本社が本当に現地拠点を発展させたいと思っているのか、それさえ疑わしくなってきた。
……こんなことを内心思っていては、力も湧きません。
最前線の風圧・負荷を忘れがち
戦いの最前線は現地。陣頭指揮を執っている人がいちばん大変です。役所、客先、取引先、社内など四方八方から弾が飛んでくる、本社からもいろいろ言われる、合弁なら合弁パートナーにもかなり気を使います。
遠い本社にいると、すべての風圧・負荷が一身に集まる大変さを忘れがちです。深く考えずに「現地は気楽でいいよな」「現地にいるのに何やってんだ」というような心ないことを言えてしまう。こうした言動は現地の士気を確実に削ぎます。
「本社様」になってませんか
本社が肝に銘じておかなければならないのは、プロフィットセンターはどこかということです。本社なのか、それとも現地なのか。仮に現地がいま利益を出せていないなら、上から厳しい言葉を投げつければ利益が出るのか。「本社様」という態度で向き合っていては、現地の心は離れていきます。
現地側の人は全員、いちどは「事件は会議室で起きてるんじゃない」(古いネタで恐縮です)と思ったことがあるはずです。本社は現地の実情を理解していますか。現地に足を運んでますか。シビアな状況になったら陣中見舞いに行ってますか。
そうしたことを何もせず、エアコンの効いた会議室からオンラインで言いたいことだけ言ってませんか。
最近あまり聞かなくなった「OKY(お前が・来て・やれ)」。この気持ちも現地側はみんな持っています。これは中国だけでなく他の国でも同じです。
「現地はこうするべきだ」「何でこんなことができないんだ」と駐在員に言いたくなったら、自分が明日から逆の立場になったらできるのか、冷静に考えてみてください。
「自分ならできる」「いつでも行く準備ができている」、こう言い切れる人なら、多少強い言葉で現地を叱咤激励しても問題ないと思います。
日本から出る気がない人、「それは現地の仕事だろう」と反論してしまう人に、「べき論」を現地に押しつける資格はありません。
日本側の心得3か条
ここまでを踏まえて、現地との連係を保つための日本側の心得をまとめます。
身内に対して辛辣すぎないこと
北風より太陽のアプローチ
現地の損は本社の損
身内に甘いのもよくないですが、辛く当たりすぎるのもダメ。現地側は本社のために最前線で体を張っています。辛口すぎてはいけません。
現地へのアプローチは北風より太陽。厳しく鍛えるより、働きやすい環境づくりや、援護射撃・応援の方が、現地はやる気になります。
現地がゴタゴタすると、最終的に損をするのは本社。現地拠点はグループ全体の業績のために動いています。
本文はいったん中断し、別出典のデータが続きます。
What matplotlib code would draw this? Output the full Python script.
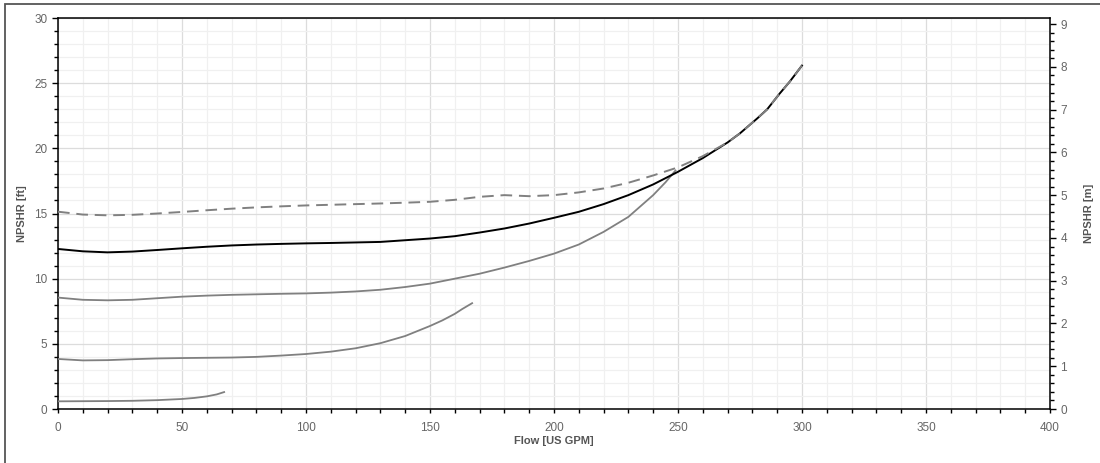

彼らにいい仕事をしてもらうにはどうすればいいのか、より力を発揮してもらうために本社は何ができるのか。日本側は、常にこの観点に立脚すべきです。
今日のひと言
外部に山積する敵・難題を可視化しよう
いま中国のビジネス環境は厳しい状況にあります。「本社と現地駐在員」という関係の外側にも、さまざまな課題・難題が山積みです。内輪で無駄なエネルギーを消耗している余裕は、現在の現地法人にはないと思います。
内より外に目を向け、しょうもない社内政治をやっている場合ではないと気づけば、本社と現地は黙っていても連係が取れるはず。お互いに揚げ足を取ったりマウントを取ったりするのはやめて、まずは自分たちの外にある敵・難題を可視化しませんか。